The homogeneous internal competition and marketing weakness at the terminal level are superficially issues of channel and operational strategies but are deeply constrained by the division of powers and responsibilities under the joint venture structure. Although Li Fenggang can independently adjust domestic marketing and channel details, the decision-making power over model platforms, three-electric technology supply, and the rhythm of medium- and long-term product launches rests with the Korean headquarters.

The local team has repeatedly proposed optimizing intelligent cockpits and adjusting pure electric model configurations for the Chinese market, but resource allocation priorities have consistently leaned towards overseas markets. Even after the management completed its localization replacement, the core product definition authority was not simultaneously delegated. Attempts to create models that align with domestic user needs and generate buzz are constantly restricted, making the development path arduous.

Despite the clear adjustment trajectory of Beijing Hyundai over the past six months—streamlining the dealer system, amplifying export business, launching a pure electric brand, and investing in new energy production capacity transformation—each step aims to address past market ills. However, from the perspective of ordinary car-buying users, these internal changes are completely imperceptible. With no continuously updated fuel vehicle models, no test-driveable pure electric new models, and no regular online and offline market presence, a disconnect has formed between internal actions and market silence.

Nevertheless, the upcoming Ioniq V in the second half of the year may become the core breakthrough point for Beijing Hyundai to reshape its market presence and open up long-term growth space. If the Ioniq V can align with domestic user needs in terms of three-electric capabilities, intelligent driving experience, and pricing strategy, while being supported by a comprehensive offline experience channel and regular marketing actions, it has the opportunity to regain market attention and bring Beijing Hyundai back into the public eye.
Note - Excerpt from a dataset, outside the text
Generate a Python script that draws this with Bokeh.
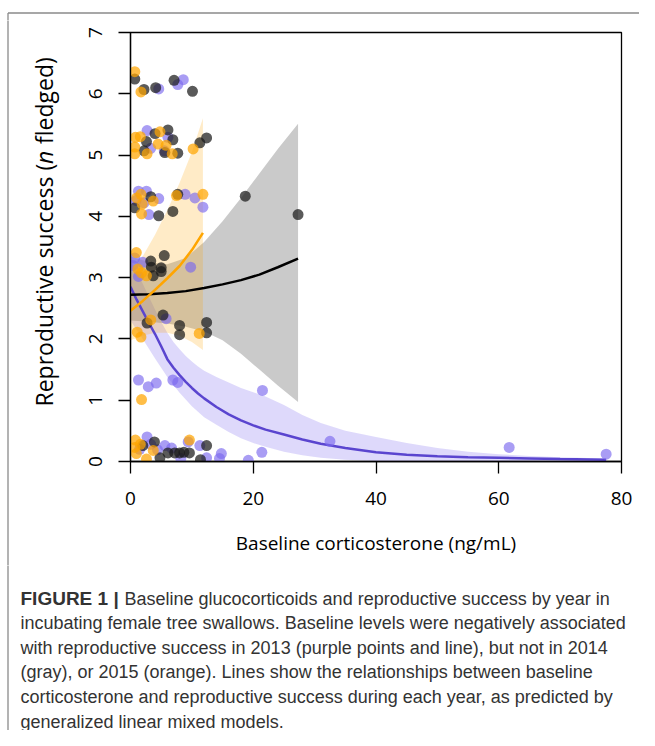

Conversely, if the product lacks differentiated advantages, subsequent efforts will be like water without a source, and Beijing Hyundai will face even greater difficulties in revitalizing itself.

Li Fenggang's localization reform approach has already laid the groundwork. However, to revive the long-absent Beijing Hyundai, internal sorting alone is not enough. More product and resource autonomy from the Korean headquarters is needed to translate the years of layout in transformation into market actions that consumers can see and feel. Only in this way can Beijing Hyundai break the deadlock and revitalize itself in this fiercely competitive market, regaining its former glory.